Sophia Quote #1556
Quote from Sophia in Once, in St. Olaf
Orderly: Pardon me, but what are you doing in here all by yourself?
Sophia: Who are you? Are you an angel?
Orderly: I'm the guy that shaves everybody.
Sophia: Amazing. That's not even mentioned in the Bible. Heaven sure isn't what I expected.
Orderly: Heaven? Ma'am, you're on an elevator in a hospital.
Sophia: You mean I'm alive?
Orderly: Very much so.
Sophia: Then what am I doing in here?
The Golden Girls Quotes
‘Once, in St. Olaf’ Quotes
Quote from Blanche
Dorothy: Oh, where is Dr. Warren? This is insane. Where do doctors go in the middle of the night?

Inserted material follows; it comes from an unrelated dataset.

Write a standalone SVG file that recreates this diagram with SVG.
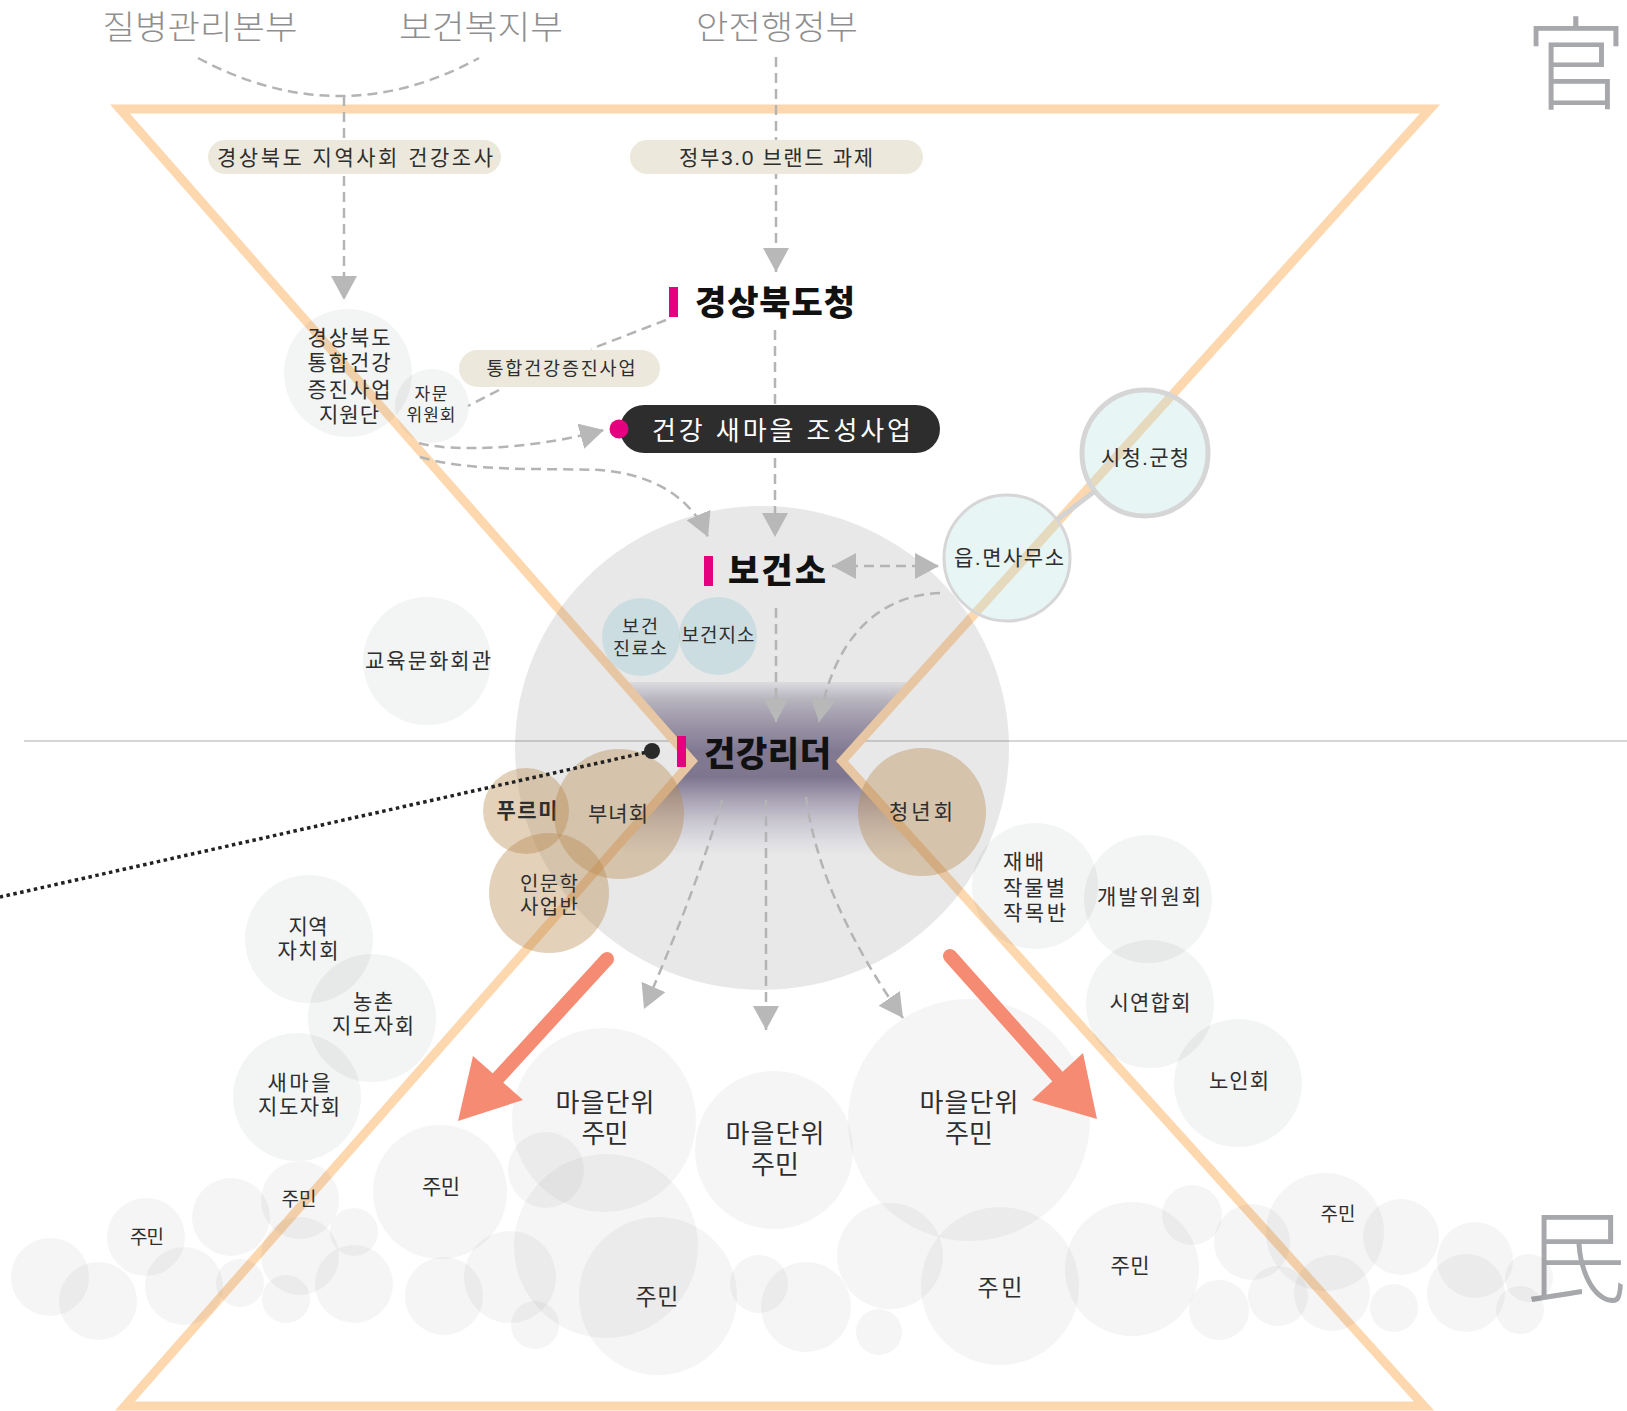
<svg xmlns="http://www.w3.org/2000/svg" width="1627" height="1411" viewBox="0 0 1627 1411">
<defs>
<style>
.t{font-family:'Liberation Sans','Noto Sans CJK KR','Noto Sans',sans-serif;fill:#2e2e2e;text-anchor:middle;}
.ts{font-family:'Liberation Sans','Noto Sans CJK KR','Noto Sans',sans-serif;fill:#2e2e2e;text-anchor:start;}
.min{font-size:33px;fill:#8f8f8f;font-weight:300;}
.han{font-size:102px;fill:#a7a8ab;font-weight:300;text-anchor:end;}
.head{font-size:34px;font-weight:900;fill:#111;}
.bar{fill:#e5007f;}
.bub{fill:#666;fill-opacity:0.065;}
.lbub{fill:#5a6e6e;fill-opacity:0.075;}
.tan{fill:#b5874a;fill-opacity:0.38;}
.blue{fill:#8fc7cf;fill-opacity:0.32;}
.cyan{fill:#b8dfe0;fill-opacity:0.32;stroke:#d6d6d6;}
.pill{fill:#ece9dc;}
.dash{fill:none;stroke:#b4b4b4;stroke-width:2.5;stroke-dasharray:10 6;}
.arw{fill:#f58b72;}
</style>
<marker id="ah" viewBox="0 0 24 26" refX="24" refY="13" markerWidth="24" markerHeight="26" markerUnits="userSpaceOnUse" orient="auto-start-reverse">
<path d="M0,0 L24,13 L0,26 Z" fill="#b8b8b8"/>
</marker>
<linearGradient id="band" x1="0" y1="682" x2="0" y2="855" gradientUnits="userSpaceOnUse">
<stop offset="0" stop-color="#f1f1f5"/>
<stop offset="0.1" stop-color="#c6c3cf"/>
<stop offset="0.22" stop-color="#aaa3b7"/>
<stop offset="0.4" stop-color="#877d9b"/>
<stop offset="0.55" stop-color="#837a97"/>
<stop offset="0.68" stop-color="#b5aec3"/>
<stop offset="0.8" stop-color="#d9d6e2"/>
<stop offset="0.92" stop-color="#f3f2f8"/>
<stop offset="1" stop-color="#ffffff"/>
</linearGradient>
</defs>

<g id="backdrop">
<line x1="24" y1="741" x2="1627" y2="741" stroke="#d6d6d6" stroke-width="2"/>
<polygon points="623,682 913,682 842,761 914,841 914,855 623,855 623,839 692,761" fill="url(#band)"/>
<polygon id="hourglass" points="120,109 1430,109 842,761 1424,1406 125,1406 692,761" fill="none" stroke="#fdd7ae" stroke-width="9" stroke-linejoin="miter"/>
<ellipse id="bigcircle" cx="762" cy="748" rx="247" ry="242" fill="#666" fill-opacity="0.15"/>
<text class="t min" x="200" y="39" textLength="195" lengthAdjust="spacingAndGlyphs">질병관리본부</text>
<text class="t min" x="481" y="39" textLength="164" lengthAdjust="spacingAndGlyphs">보건복지부</text>
<text class="t min" x="777" y="39" textLength="162" lengthAdjust="spacingAndGlyphs">안전행정부</text>
<text class="t han" x="1627" y="102">官</text>
<text class="t han" x="1627" y="1295">民</text>
</g>

<g id="background-bubbles">
<circle class="bub" cx="50" cy="1277" r="39"/>
<circle class="bub" cx="98" cy="1301" r="39"/>
<circle class="bub" cx="184" cy="1286" r="39"/>
<circle class="bub" cx="231" cy="1217" r="39"/>
<circle class="bub" cx="240" cy="1283" r="24"/>
<circle class="bub" cx="300" cy="1256" r="39"/>
<circle class="bub" cx="286" cy="1299" r="24"/>
<circle class="bub" cx="354" cy="1232" r="24"/>
<circle class="bub" cx="354" cy="1284" r="39"/>
<circle class="bub" cx="444" cy="1296" r="39"/>
<circle class="bub" cx="510" cy="1277" r="46"/>
<circle class="bub" cx="535" cy="1325" r="24"/>
<circle class="bub" cx="546" cy="1170" r="38"/>
<circle class="bub" cx="606" cy="1246" r="92"/>
<circle class="bub" cx="759" cy="1284" r="29"/>
<circle class="bub" cx="806" cy="1307" r="45"/>
<circle class="bub" cx="879" cy="1332" r="23"/>
<circle class="bub" cx="890" cy="1256" r="53"/>
<circle class="bub" cx="1192" cy="1215" r="30"/>
<circle class="bub" cx="1219" cy="1310" r="30"/>
<circle class="bub" cx="1252" cy="1242" r="38"/>
<circle class="bub" cx="1278" cy="1296" r="30"/>
<circle class="bub" cx="1332" cy="1293" r="38"/>
<circle class="bub" cx="1401" cy="1237" r="38"/>
<circle class="bub" cx="1394" cy="1308" r="24"/>
<circle class="bub" cx="1475" cy="1260" r="38"/>
<circle class="bub" cx="1466" cy="1293" r="39"/>
<circle class="bub" cx="1529" cy="1278" r="24"/>
<circle class="bub" cx="1520" cy="1310" r="24"/>
</g>

<g id="n-jiwondan"><circle class="lbub" cx="348" cy="373" r="64"/>
<text class="t" font-size="21"><tspan x="349" y="345" textLength="83">경상북도</tspan><tspan x="349" y="370" textLength="83">통합건강</tspan><tspan x="349" y="397" textLength="83">증진사업</tspan><tspan x="349" y="422" textLength="60">지원단</tspan></text></g>
<g id="n-jamun"><circle class="lbub" cx="432" cy="406" r="37"/>
<text class="t" font-size="17"><tspan x="431" y="400" textLength="33">자문</tspan><tspan x="431" y="421" textLength="49">위원회</tspan></text></g>
<g id="n-gyoyuk"><circle class="lbub" cx="427" cy="661" r="64"/>
<text class="t" font-size="21" x="428" y="668" textLength="126">교육문화회관</text></g>
<g id="n-jinryoso"><circle class="blue" cx="641" cy="637" r="39"/>
<text class="t" font-size="18.5"><tspan x="640" y="633" textLength="36">보건</tspan><tspan x="640" y="655" textLength="54">진료소</tspan></text></g>
<g id="n-jiso"><circle class="blue" cx="718" cy="636" r="39"/>
<text class="t" font-size="19" x="718" y="642" textLength="73">보건지소</text></g>
<g id="n-eupmyeon"><circle class="cyan" cx="1007" cy="558" r="63" stroke-width="3"/>
<text class="t" font-size="21" x="1009" y="565" textLength="110">읍.면사무소</text></g>
<g id="n-sicheong"><circle class="cyan" cx="1145" cy="453" r="63" stroke-width="5"/>
<text class="t" font-size="21" x="1145" y="465" textLength="88">시청.군청</text></g>
<g id="n-purumi"><circle class="tan" cx="526" cy="811" r="43"/>
<text class="t" font-size="21" x="527" y="818" textLength="61" font-weight="700">푸르미</text></g>
<g id="n-bunyeo"><circle class="tan" cx="619" cy="814" r="65"/>
<text class="t" font-size="21" x="618" y="821" textLength="60">부녀회</text></g>
<g id="n-inmun"><circle class="tan" cx="549" cy="893" r="60"/>
<text class="t" font-size="20"><tspan x="549" y="891" textLength="58">인문학</tspan><tspan x="549" y="914" textLength="58">사업반</tspan></text></g>
<g id="n-cheongnyeon"><circle class="tan" cx="922" cy="812" r="64"/>
<text class="t" font-size="21" x="921" y="819" textLength="64">청년회</text></g>
<g id="n-jachi"><circle class="lbub" cx="309" cy="939" r="64"/>
<text class="t" font-size="21"><tspan x="308" y="934" textLength="39">지역</tspan><tspan x="308" y="958" textLength="61">자치회</tspan></text></g>
<g id="n-nongchon"><circle class="lbub" cx="372" cy="1018" r="64"/>
<text class="t" font-size="21"><tspan x="373" y="1009" textLength="40">농촌</tspan><tspan x="373" y="1033" textLength="82">지도자회</tspan></text></g>
<g id="n-saemaeul"><circle class="lbub" cx="297" cy="1097" r="64"/>
<text class="t" font-size="21"><tspan x="299" y="1090" textLength="63">새마을</tspan><tspan x="299" y="1114" textLength="82">지도자회</tspan></text></g>
<g id="n-jakmok"><circle class="lbub" cx="1035" cy="886" r="63"/>
<text class="ts" font-size="21"><tspan x="1003" y="869" textLength="41">재배</tspan><tspan x="1003" y="895" textLength="62">작물별</tspan><tspan x="1003" y="920" textLength="63">작목반</tspan></text></g>
<g id="n-gaebal"><circle class="lbub" cx="1148" cy="899" r="64"/>
<text class="t" font-size="21" x="1149" y="904" textLength="104">개발위원회</text></g>
<g id="n-siyeonhap"><circle class="lbub" cx="1150" cy="1004" r="64"/>
<text class="t" font-size="21" x="1150" y="1010" textLength="81">시연합회</text></g>
<g id="n-noin"><circle class="lbub" cx="1238" cy="1083" r="64"/>
<text class="t" font-size="21" x="1239" y="1088" textLength="60">노인회</text></g>
<g id="n-maeul1"><circle class="bub" cx="604" cy="1120" r="92"/>
<text class="t" font-size="26"><tspan x="605" y="1112" textLength="99">마을단위</tspan><tspan x="605" y="1143" textLength="47">주민</tspan></text></g>
<g id="n-maeul2"><circle class="bub" cx="774" cy="1150" r="79"/>
<text class="t" font-size="26"><tspan x="775" y="1143" textLength="99">마을단위</tspan><tspan x="775" y="1174" textLength="48">주민</tspan></text></g>
<g id="n-maeul3"><circle class="bub" cx="969" cy="1120" r="121"/>
<text class="t" font-size="26"><tspan x="969" y="1112" textLength="99">마을단위</tspan><tspan x="969" y="1143" textLength="48">주민</tspan></text></g>
<g id="n-jumin1"><circle class="bub" cx="440" cy="1192" r="67"/>
<text class="t" font-size="21" x="441" y="1194" textLength="38">주민</text></g>
<g id="n-jumin2"><circle class="bub" cx="300" cy="1200" r="39"/>
<text class="t" font-size="19" x="299" y="1206" textLength="35">주민</text></g>
<g id="n-jumin3"><circle class="bub" cx="146" cy="1237" r="39"/>
<text class="t" font-size="19" x="147" y="1244" textLength="34">주민</text></g>
<g id="n-jumin4"><circle class="bub" cx="658" cy="1296" r="79"/>
<text class="t" font-size="23" x="657" y="1305" textLength="43">주민</text></g>
<g id="n-jumin5"><circle class="bub" cx="1000" cy="1286" r="79"/>
<text class="t" font-size="23" x="1000" y="1296" textLength="45">주민</text></g>
<g id="n-jumin6"><circle class="bub" cx="1132" cy="1269" r="67"/>
<text class="t" font-size="21" x="1130" y="1273" textLength="39">주민</text></g>
<g id="n-jumin7"><circle class="bub" cx="1325" cy="1232" r="59"/>
<text class="t" font-size="19" x="1338" y="1221" textLength="35">주민</text></g>

<g id="connectors">
<path class="dash" d="M198 58 Q340 134 479 58"/>
<path class="dash" d="M344 96 V300" marker-end="url(#ah)"/>
<path class="dash" d="M776 57 V272" marker-end="url(#ah)"/>
<path class="dash" d="M666 320 L591 349"/>
<path class="dash" d="M499 390 L468 406"/>
<path class="dash" d="M775 330 V537" marker-end="url(#ah)"/>
<path class="dash" d="M419 443 C450 452 530 450 604 430" marker-end="url(#ah)"/>
<path class="dash" d="M420 457 C470 472 540 468 600 470 C650 474 690 495 708 537" marker-end="url(#ah)"/>
<path class="dash" d="M832 566 H939" marker-start="url(#ah)" marker-end="url(#ah)"/>
<path class="dash" d="M940 593 C885 595 835 630 819 722" marker-end="url(#ah)"/>
<path class="dash" d="M776 608 V722" marker-end="url(#ah)"/>
<path class="dash" d="M722 800 Q700 880 644 1009" marker-end="url(#ah)"/>
<path class="dash" d="M766 800 V1030" marker-end="url(#ah)"/>
<path class="dash" d="M806 797 Q820 900 903 1018" marker-end="url(#ah)"/>
<line x1="1057" y1="520" x2="1095" y2="491" stroke="#d3d3d3" stroke-width="5"/>
<line x1="652" y1="751" x2="0" y2="897" stroke="#222" stroke-width="3.5" stroke-dasharray="3.5 3.5"/>
<circle cx="652" cy="751" r="8" fill="#2a2a2a"/>
<g id="salmon-left"><line x1="607" y1="959" x2="498" y2="1078" stroke="#f58b72" stroke-width="14" stroke-linecap="round"/>
<polygon class="arw" points="473,1056 523,1100 458,1121"/></g>
<g id="salmon-right"><line x1="950" y1="956" x2="1057" y2="1076" stroke="#f58b72" stroke-width="14" stroke-linecap="round"/>
<polygon class="arw" points="1083,1053 1032,1100 1097,1119"/></g>
</g>

<g id="n-survey"><rect class="pill" x="208" y="140" width="293" height="34" rx="17"/>
<text class="t" font-size="21" x="355" y="165" textLength="276">경상북도  지역사회  건강조사</text></g>
<g id="n-gov30"><rect class="pill" x="630" y="140" width="293" height="34" rx="17"/>
<text class="t" font-size="21" x="776" y="165" textLength="194">정부3.0  브랜드  과제</text></g>
<g id="n-tonghap"><rect class="pill" x="459" y="350" width="201" height="37" rx="18.5"/>
<text class="t" font-size="18.5" x="561" y="375" textLength="149">통합건강증진사업</text></g>
<g id="n-saemaeulproject"><rect x="620" y="405" width="320" height="48" rx="24" fill="#2d2d2d"/>
<circle cx="619" cy="429" r="9.5" fill="#e5007f"/>
<text class="ts" x="652" y="440" font-size="26" style="fill:#fff" textLength="259">건강  새마을  조성사업</text></g>
<g id="n-gyeongbuk"><rect class="bar" x="669" y="287" width="9" height="30"/>
<text class="ts head" x="695" y="315" textLength="160">경상북도청</text></g>
<g id="n-bogeonso"><rect class="bar" x="704" y="556" width="9" height="30"/>
<text class="ts head" x="728" y="583" textLength="98">보건소</text></g>
<g id="n-leader"><rect class="bar" x="677" y="736" width="9" height="31"/>
<text class="ts head" x="704" y="766" textLength="127">건강리더</text></g>
</svg>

Blanche: Well, their call rooms are up on the 12th floor, but you have to take the back stairs to get to 'em. Unless you have that special key for the main elevator. I'm guessin'.
Quote from Blanche
Blanche: You know who my fantasy parents were?
Dorothy: Who, Blanche, Masters and Johnson?
Blanche: Not my fantasy neighbors. No, my fantasy mother was the Queen of England, and then she died and I became queen. And all the men were very happy for all the obvious reasons. And I looked cute on the money. 'Course, all the women were unhappy, but screw 'em. I was queen.
Quote from Dorothy
Dorothy: Oh, Ma, I'm so sorry about everything. I'm sorry I asked you to move that sofa. I'm sorry that you're sick.
I swear I'll never ask you to move furniture again. Oh, God, I'm just so happy you're safe.
Sophia: Speaking of God, I made a little promise that if He got me through this operation alive, I would tell you the truth about how I got this hernia.
Dorothy: You mean, not from lifting up the sofa?
Sophia: Oh, please, it's wicker. A few of us gals thought it would be funny to put Gladys' VW on the lawn while she was having her feet sanded. And that's why I'm on this gurney, Pussycat.
Dorothy: Ma, it's OK. As long as I found you. Rose, push "Morgue."